What the exercise asks: Starting from the top of the material, restate each line exactly until the line that contains "const whiteBars = [22, 41, 18, 28, 2, 2, 25, 34];", which is also copied. Pictures are excluded.

Source data:
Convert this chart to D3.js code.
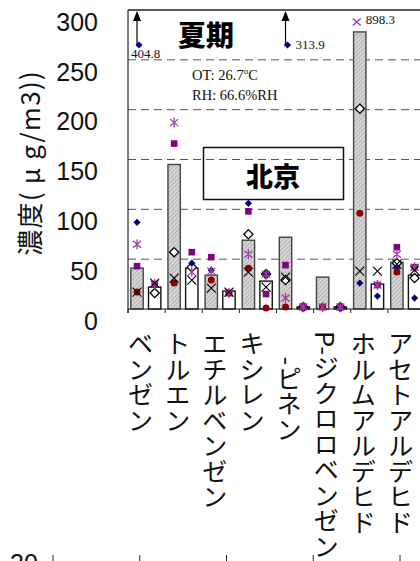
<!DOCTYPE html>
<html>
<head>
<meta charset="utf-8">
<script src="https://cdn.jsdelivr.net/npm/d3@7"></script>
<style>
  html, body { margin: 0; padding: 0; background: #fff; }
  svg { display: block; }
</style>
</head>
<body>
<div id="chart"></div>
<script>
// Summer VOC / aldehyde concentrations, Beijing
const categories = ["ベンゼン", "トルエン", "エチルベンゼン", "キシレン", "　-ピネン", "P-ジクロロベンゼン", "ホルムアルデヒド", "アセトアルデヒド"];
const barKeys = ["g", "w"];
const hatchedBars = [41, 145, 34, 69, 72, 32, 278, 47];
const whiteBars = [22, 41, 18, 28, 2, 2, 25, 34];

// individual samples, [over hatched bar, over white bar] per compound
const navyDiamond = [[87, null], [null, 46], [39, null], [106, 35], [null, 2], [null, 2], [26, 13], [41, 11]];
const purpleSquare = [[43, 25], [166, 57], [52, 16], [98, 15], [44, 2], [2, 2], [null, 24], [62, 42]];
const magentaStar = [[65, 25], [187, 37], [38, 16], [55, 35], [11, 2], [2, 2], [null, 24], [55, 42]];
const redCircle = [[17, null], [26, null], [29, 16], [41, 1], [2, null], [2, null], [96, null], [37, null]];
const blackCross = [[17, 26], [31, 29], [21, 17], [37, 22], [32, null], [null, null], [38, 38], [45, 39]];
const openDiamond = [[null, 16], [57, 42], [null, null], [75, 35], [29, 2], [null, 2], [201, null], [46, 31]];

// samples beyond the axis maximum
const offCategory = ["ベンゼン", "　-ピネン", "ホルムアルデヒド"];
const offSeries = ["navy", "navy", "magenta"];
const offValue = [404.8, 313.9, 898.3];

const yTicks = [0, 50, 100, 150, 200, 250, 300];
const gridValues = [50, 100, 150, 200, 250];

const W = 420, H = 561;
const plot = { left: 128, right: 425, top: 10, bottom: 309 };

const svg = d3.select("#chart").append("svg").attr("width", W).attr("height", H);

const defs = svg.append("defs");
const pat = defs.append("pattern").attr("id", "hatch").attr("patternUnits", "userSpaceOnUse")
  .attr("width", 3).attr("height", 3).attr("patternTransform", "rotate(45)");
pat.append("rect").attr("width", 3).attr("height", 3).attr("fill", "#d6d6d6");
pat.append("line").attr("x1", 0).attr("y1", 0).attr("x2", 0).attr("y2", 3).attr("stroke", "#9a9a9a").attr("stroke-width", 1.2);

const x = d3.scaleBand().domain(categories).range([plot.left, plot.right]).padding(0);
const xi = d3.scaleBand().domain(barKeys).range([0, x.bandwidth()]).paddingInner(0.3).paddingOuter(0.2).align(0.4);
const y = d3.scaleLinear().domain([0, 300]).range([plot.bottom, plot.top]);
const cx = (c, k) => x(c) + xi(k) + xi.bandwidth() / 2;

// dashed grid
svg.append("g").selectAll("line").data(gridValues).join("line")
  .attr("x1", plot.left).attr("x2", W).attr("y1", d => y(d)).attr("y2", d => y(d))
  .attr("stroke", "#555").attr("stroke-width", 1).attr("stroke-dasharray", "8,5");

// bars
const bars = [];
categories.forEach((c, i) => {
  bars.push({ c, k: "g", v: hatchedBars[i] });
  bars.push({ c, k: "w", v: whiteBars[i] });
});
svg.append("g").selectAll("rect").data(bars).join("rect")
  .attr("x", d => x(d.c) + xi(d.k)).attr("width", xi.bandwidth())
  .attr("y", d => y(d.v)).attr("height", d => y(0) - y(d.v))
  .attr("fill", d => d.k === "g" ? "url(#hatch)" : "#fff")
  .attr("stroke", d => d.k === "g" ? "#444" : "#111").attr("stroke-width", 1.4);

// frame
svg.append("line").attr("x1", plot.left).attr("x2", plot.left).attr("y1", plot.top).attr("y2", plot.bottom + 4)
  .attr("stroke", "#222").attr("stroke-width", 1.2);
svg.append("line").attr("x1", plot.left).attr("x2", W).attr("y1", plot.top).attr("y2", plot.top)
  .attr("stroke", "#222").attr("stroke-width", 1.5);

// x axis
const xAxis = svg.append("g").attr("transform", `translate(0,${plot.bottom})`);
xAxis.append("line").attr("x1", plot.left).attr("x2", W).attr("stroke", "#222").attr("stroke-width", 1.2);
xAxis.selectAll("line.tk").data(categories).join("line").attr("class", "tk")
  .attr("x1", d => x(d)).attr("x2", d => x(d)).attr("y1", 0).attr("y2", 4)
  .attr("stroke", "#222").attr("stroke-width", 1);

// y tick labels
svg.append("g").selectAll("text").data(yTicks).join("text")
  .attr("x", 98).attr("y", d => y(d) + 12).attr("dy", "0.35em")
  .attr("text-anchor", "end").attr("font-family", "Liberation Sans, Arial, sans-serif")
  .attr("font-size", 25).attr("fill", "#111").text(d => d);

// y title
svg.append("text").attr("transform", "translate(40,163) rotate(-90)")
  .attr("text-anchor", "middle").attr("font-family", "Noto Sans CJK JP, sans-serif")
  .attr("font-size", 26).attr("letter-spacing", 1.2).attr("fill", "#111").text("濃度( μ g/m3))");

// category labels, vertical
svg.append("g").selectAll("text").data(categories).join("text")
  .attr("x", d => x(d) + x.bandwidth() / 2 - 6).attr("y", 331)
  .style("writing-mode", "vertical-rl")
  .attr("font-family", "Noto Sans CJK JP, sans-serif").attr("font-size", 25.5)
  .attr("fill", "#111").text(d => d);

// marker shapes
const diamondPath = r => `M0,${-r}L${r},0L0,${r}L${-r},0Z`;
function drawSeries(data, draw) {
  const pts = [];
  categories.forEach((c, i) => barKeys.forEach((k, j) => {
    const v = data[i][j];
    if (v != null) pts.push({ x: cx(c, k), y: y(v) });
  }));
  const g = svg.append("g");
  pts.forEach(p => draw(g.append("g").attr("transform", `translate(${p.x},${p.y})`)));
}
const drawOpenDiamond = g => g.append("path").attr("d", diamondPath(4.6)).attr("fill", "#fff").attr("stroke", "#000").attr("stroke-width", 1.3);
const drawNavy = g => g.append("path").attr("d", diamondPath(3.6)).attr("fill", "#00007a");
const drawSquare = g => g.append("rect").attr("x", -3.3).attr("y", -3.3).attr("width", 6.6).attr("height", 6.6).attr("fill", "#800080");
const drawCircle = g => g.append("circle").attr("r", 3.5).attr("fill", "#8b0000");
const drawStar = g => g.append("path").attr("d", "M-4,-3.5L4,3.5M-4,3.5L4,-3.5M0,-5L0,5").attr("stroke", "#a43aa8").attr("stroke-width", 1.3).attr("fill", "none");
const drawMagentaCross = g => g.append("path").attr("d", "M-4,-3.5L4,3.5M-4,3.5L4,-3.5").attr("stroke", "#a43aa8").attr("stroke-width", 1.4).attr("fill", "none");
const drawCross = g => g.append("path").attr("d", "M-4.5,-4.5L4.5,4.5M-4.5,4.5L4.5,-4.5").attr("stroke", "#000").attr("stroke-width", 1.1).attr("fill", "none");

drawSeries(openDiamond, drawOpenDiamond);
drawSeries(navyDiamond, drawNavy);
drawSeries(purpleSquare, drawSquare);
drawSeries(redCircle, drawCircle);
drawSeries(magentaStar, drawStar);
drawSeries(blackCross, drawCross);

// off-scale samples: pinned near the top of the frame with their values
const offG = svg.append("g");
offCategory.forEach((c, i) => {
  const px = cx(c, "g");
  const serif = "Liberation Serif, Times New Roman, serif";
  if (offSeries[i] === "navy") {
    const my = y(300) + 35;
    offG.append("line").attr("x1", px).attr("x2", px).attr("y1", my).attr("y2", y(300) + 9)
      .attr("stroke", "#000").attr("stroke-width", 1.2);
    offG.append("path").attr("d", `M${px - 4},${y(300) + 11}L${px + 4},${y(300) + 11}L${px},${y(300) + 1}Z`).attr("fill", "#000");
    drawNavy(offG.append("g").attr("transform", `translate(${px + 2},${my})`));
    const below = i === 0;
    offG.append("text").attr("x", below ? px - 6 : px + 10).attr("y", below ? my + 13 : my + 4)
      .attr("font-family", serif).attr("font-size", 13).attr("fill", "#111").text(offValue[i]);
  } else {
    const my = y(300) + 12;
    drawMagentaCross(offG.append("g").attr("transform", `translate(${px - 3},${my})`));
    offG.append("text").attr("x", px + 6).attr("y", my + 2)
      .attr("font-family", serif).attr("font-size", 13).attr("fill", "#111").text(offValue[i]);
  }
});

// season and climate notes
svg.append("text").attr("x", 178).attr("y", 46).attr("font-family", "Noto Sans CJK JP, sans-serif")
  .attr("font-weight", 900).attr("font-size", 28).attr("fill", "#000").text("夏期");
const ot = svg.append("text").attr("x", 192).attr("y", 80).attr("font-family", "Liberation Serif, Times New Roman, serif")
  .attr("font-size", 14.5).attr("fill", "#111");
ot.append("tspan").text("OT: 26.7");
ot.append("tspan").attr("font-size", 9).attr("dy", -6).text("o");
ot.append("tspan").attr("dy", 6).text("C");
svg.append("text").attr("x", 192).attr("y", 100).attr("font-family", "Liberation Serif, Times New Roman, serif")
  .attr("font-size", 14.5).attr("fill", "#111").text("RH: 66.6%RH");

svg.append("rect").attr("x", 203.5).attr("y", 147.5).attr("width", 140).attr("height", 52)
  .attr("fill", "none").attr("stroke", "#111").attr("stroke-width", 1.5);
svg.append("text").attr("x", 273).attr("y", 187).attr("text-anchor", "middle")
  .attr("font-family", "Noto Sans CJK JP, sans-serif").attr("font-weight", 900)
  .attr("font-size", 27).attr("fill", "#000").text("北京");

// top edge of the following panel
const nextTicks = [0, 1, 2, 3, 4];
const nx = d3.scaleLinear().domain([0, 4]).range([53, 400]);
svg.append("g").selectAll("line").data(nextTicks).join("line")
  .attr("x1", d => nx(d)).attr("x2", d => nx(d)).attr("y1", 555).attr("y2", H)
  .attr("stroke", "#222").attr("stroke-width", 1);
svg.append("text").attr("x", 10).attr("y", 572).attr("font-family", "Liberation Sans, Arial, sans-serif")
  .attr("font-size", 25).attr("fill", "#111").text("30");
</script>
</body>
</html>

Answer to the task:
Convert this chart to D3.js code.
<!DOCTYPE html>
<html>
<head>
<meta charset="utf-8">
<script src="https://cdn.jsdelivr.net/npm/d3@7"></script>
<style>
  html, body { margin: 0; padding: 0; background: #fff; }
  svg { display: block; }
</style>
</head>
<body>
<div id="chart"></div>
<script>
// Summer VOC / aldehyde concentrations, Beijing
const categories = ["ベンゼン", "トルエン", "エチルベンゼン", "キシレン", "　-ピネン", "P-ジクロロベンゼン", "ホルムアルデヒド", "アセトアルデヒド"];
const barKeys = ["g", "w"];
const hatchedBars = [41, 145, 34, 69, 72, 32, 278, 47];
const whiteBars = [22, 41, 18, 28, 2, 2, 25, 34];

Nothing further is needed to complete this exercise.